Swoboda: Natürlich müssen wir das akzeptieren. Das ist keine Frage. Aber wir sehen ja, dass Russland sein Interessensgebiet ausweitet, und wir sind ja gekommen mit einem Versprechen, den Menschen die Lebensbedingungen zu verändern und vor allem Demokratie zu unterstützen. Wenn das ein Land nicht akzeptiert, dann müssen wir das akzeptieren, selbstverständlich. Wir werden ja nicht alle Beziehungen abbrechen, sondern wir werden nur sagen, ihr habt eine Entscheidung getroffen, die müsst ihr jetzt durchstehen.”

Die journalistische Krönung aber ist nun diese Frage, auf die man als Zuhörer förmlich gebrannt hat:

Müller: Und ein europäisches Ultimatum im Falle Julia Timoschenko ist keine Erpressung?”

Swoboda windet sich. Müller noch einmal:

Müller: Die Frage war ja, war das auch eine Art von Erpressung.

Swoboda: Da will ich nicht sagen, das war eine Erpressung. Es war eine der Bedingungen für den Beitritt, übertrieben, sich auf die eine Frage zu konzentrieren…”

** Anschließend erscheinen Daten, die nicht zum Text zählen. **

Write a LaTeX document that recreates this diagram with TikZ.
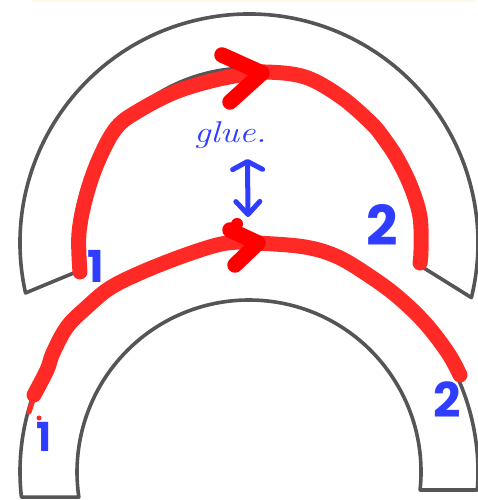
\documentclass[tikz,border=0pt]{standalone}
\usepackage{fontspec}
\usepackage{graphicx}
\usetikzlibrary{arrows.meta,calc}
\newfontfamily\numfont{Poppins}
\definecolor{archgray}{HTML}{555555}
\definecolor{inkred}{HTML}{FF2A25}
\definecolor{headred}{HTML}{FF0000}
\definecolor{inkblue}{HTML}{2E3DFF}
\definecolor{faintline}{HTML}{FFF9E6}
\begin{document}
\begin{tikzpicture}[x=1pt,y=1pt,
  arch/.style={draw=archgray,line width=3.6pt,line join=round},
  redink/.style={draw=inkred,line width=15pt,line cap=round,line join=round},
  redhead/.style={draw=headred,line width=15.5pt,line cap=round,line join=round},
  blueink/.style={draw=inkblue,line width=5pt,line cap=round,line join=round},
  numlabel/.style={text=inkblue,inner sep=0pt}]
\useasboundingbox (0,0) rectangle (478,500);
\draw[faintline,line width=2pt] (31,498.5) -- (475,498.5);

% top arch
\coordinate (c1) at (249,257);
\draw[arch] ($(c1)+(192.6:229)$) arc[start angle=192.6,end angle=-13.8,radius=229]
  -- ($(c1)+(-7.9:175)$) arc[start angle=-7.9,end angle=189.5,radius=175] -- cycle;

% bottom arch
\coordinate (c2) at (249,28);
\draw[arch] ($(c2)+(186.3:229)$) arc[start angle=186.3,end angle=-4.5,radius=229]
  -- ($(c2)+(-6:172)$) arc[start angle=-6,end angle=188.4,radius=172] -- cycle;

% top red path
\draw[redink] plot[smooth,tension=0.6] coordinates {(80,228) (79,267) (87,307) (100,343) (117,373) (140,390) (173,407) (207,418) (240,425) (265,428) (305,423) (341,403) (371,377) (385,360) (398,340) (411,313) (420,283) (421,250) (420,237)};
% bottom red path
\draw[inkred,line width=5pt,line cap=round] (33,100) -- (29,88);
\draw[redink] plot[smooth,tension=0.6] coordinates {(34,105) (47,130) (53,147) (67,173) (87,193) (110,212) (140,227) (180,243) (217,255) (240,258) (258,257) (305,253) (338,243) (371,223) (398,203) (425,177) (448,147) (460,125)};
\fill[inkred] (39,82) circle (2.5);

% red arrowheads
\coordinate (tipA) at (262,427);
\coordinate (armA1) at (222,445);
\coordinate (armA2) at (230,398);
\draw[redhead] (armA1) -- (tipA) -- (armA2);
\coordinate (tipB) at (258,257);
\coordinate (armB1) at (230,270);
\coordinate (armB2) at (235,235);
\draw[redhead] (armB1) -- (tipB) -- (armB2);
\fill[headred] (237,276) circle (6);

% glue label and double arrow
\node[text=inkblue,anchor=base west,inner sep=0pt,font=\fontsize{30}{32}\selectfont\itshape] (glue) at (194,357) {\scalebox{1.22}[1]{glue.}};
\coordinate (gtop) at (247.5,341);
\coordinate (gbot) at (248,283);
\draw[blueink,{Straight Barb[length=8pt,width=30pt,line cap=round,line join=round]}-{Straight Barb[length=13pt,width=24pt,line cap=round,line join=round]}] (gtop) -- (gbot);

% number labels
\node[numlabel,font=\numfont\bfseries\fontsize{44}{46}\selectfont] (one1) at (96,234) {1};
\node[numlabel,font=\numfont\bfseries\fontsize{40}{42}\selectfont] (one2) at (44,63) {1};
\node[numlabel,font=\numfont\bfseries\fontsize{55}{58}\selectfont] (two1) at (382,275) {2};
\node[numlabel,font=\numfont\bfseries\fontsize{48}{50}\selectfont] (two2) at (447,100) {2};
\end{tikzpicture}
\end{document}
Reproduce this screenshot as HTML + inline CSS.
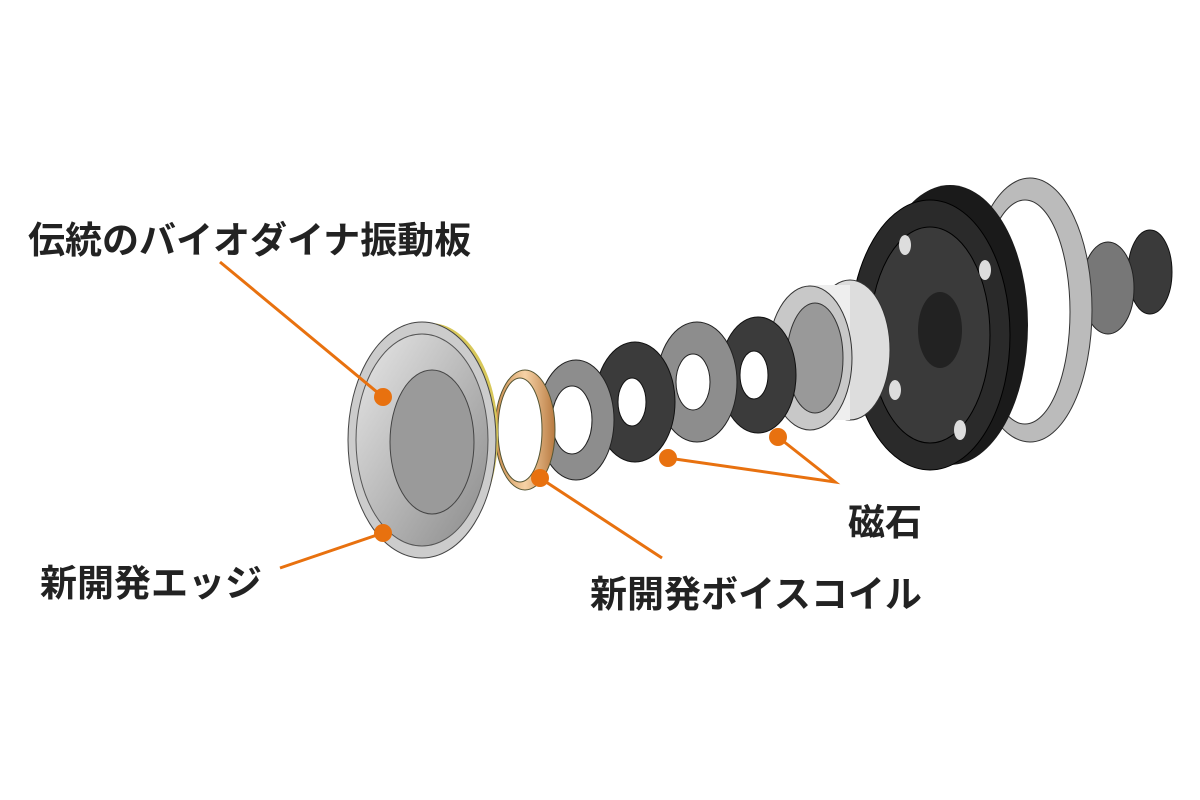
<!DOCTYPE html>
<html><head><meta charset="utf-8"><style>
html,body{margin:0;padding:0;background:#fff;}
.w{position:relative;width:1200px;height:800px;overflow:hidden;font-family:"Liberation Sans","Noto Sans CJK JP",sans-serif;}
.t{position:absolute;font-weight:bold;color:#222;white-space:nowrap;}
</style></head><body><div class="w">
<svg width="1200" height="800" style="position:absolute;left:0;top:0">
<defs>
<linearGradient id="g1" x1="0" y1="0" x2="1" y2="1"><stop offset="0" stop-color="#e8e8e8"/><stop offset="1" stop-color="#8a8a8a"/></linearGradient>
<linearGradient id="g2" x1="0" y1="0" x2="1" y2="0"><stop offset="0" stop-color="#c98a4a"/><stop offset="0.5" stop-color="#f6d2a6"/><stop offset="1" stop-color="#b87a40"/></linearGradient>
</defs>
<ellipse cx="1150" cy="272" rx="22" ry="42" fill="#3a3a3a" stroke="#111"/>
<ellipse cx="1108" cy="288" rx="26" ry="46" fill="#777" stroke="#222"/>
<ellipse cx="1030" cy="310" rx="62" ry="132" fill="#bbb" stroke="#333"/>
<ellipse cx="1025" cy="312" rx="45" ry="112" fill="#fff" stroke="#333"/>
<ellipse cx="950" cy="325" rx="78" ry="140" fill="#1a1a1a"/>
<ellipse cx="930" cy="335" rx="80" ry="135" fill="#2a2a2a" stroke="#000"/>
<ellipse cx="930" cy="335" rx="60" ry="108" fill="#3a3a3a" stroke="#000"/>
<ellipse cx="940" cy="330" rx="22" ry="38" fill="#222"/>
<g fill="#ddd"><ellipse cx="905" cy="245" rx="6" ry="10"/><ellipse cx="895" cy="390" rx="6" ry="10"/><ellipse cx="960" cy="430" rx="6" ry="10"/><ellipse cx="985" cy="270" rx="6" ry="10"/></g>
<ellipse cx="850" cy="350" rx="40" ry="70" fill="#ddd" stroke="#333"/>
<rect x="808" y="285" width="42" height="135" fill="#eee"/>
<ellipse cx="810" cy="358" rx="42" ry="72" fill="#c8c8c8" stroke="#333"/>
<ellipse cx="815" cy="358" rx="28" ry="55" fill="#999" stroke="#333"/>
<ellipse cx="758" cy="375" rx="38" ry="58" fill="#3b3b3b" stroke="#111"/>
<ellipse cx="754" cy="375" rx="14" ry="24" fill="#fff" stroke="#111"/>
<ellipse cx="697" cy="382" rx="40" ry="60" fill="#8d8d8d" stroke="#222"/>
<ellipse cx="693" cy="382" rx="17" ry="28" fill="#fff" stroke="#222"/>
<ellipse cx="635" cy="402" rx="40" ry="60" fill="#3b3b3b" stroke="#111"/>
<ellipse cx="632" cy="402" rx="14" ry="24" fill="#fff" stroke="#111"/>
<ellipse cx="576" cy="420" rx="38" ry="60" fill="#8d8d8d" stroke="#222"/>
<ellipse cx="572" cy="420" rx="20" ry="34" fill="#fff" stroke="#222"/>
<ellipse cx="525" cy="430" rx="30" ry="60" fill="url(#g2)" stroke="#553"/>
<ellipse cx="520" cy="430" rx="22" ry="52" fill="#fff" stroke="#553"/>
<ellipse cx="430" cy="435" rx="68" ry="112" fill="#d8c85a"/>
<ellipse cx="422" cy="440" rx="74" ry="118" fill="#ccc" stroke="#444"/>
<ellipse cx="422" cy="440" rx="66" ry="106" fill="url(#g1)" stroke="#555"/>
<ellipse cx="432" cy="442" rx="42" ry="72" fill="#9a9a9a" stroke="#444"/>
<g stroke="#e8710f" stroke-width="3" fill="none">
<line x1="220" y1="262" x2="383" y2="397"/>
<line x1="280" y1="568" x2="383" y2="533"/>
<line x1="540" y1="478" x2="662" y2="558"/>
<polyline points="668,458 835,482 778,437"/>
</g>
<g fill="#e8710f">
<circle cx="383" cy="397" r="9"/><circle cx="383" cy="533" r="9"/>
<circle cx="540" cy="478" r="9"/><circle cx="668" cy="458" r="9"/><circle cx="778" cy="437" r="9"/>
</g>
</svg>
<div class="t" style="left:28px;top:210px;font-size:37px">伝統のバイオダイナ振動板</div>
<div class="t" style="left:40px;top:553px;font-size:37px">新開発エッジ</div>
<div class="t" style="left:590px;top:564px;font-size:37px">新開発ボイスコイル</div>
<div class="t" style="left:848px;top:492px;font-size:37px">磁石</div>
</div></body></html>
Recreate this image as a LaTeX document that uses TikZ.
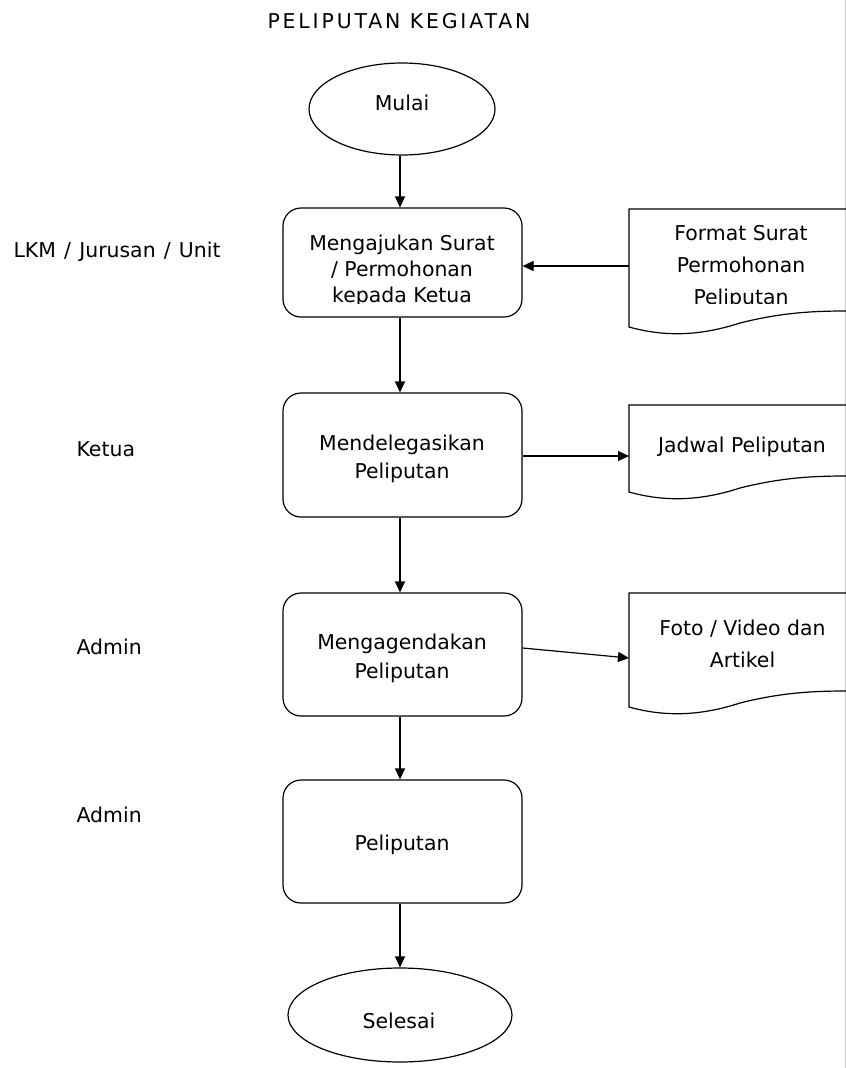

Man atmet auf als Zuhörer. Diese politische, mit zweierlei Maß messende Lusche ist gestellt! Lesen Sie das ganze Interview. In meinen Augen ein Krimi und ein Beispiel für intelligenten, nicht hörigen, selbstbewussten Journalismus. Es gibt sie anscheinend doch noch, die “vierte Gewalt”.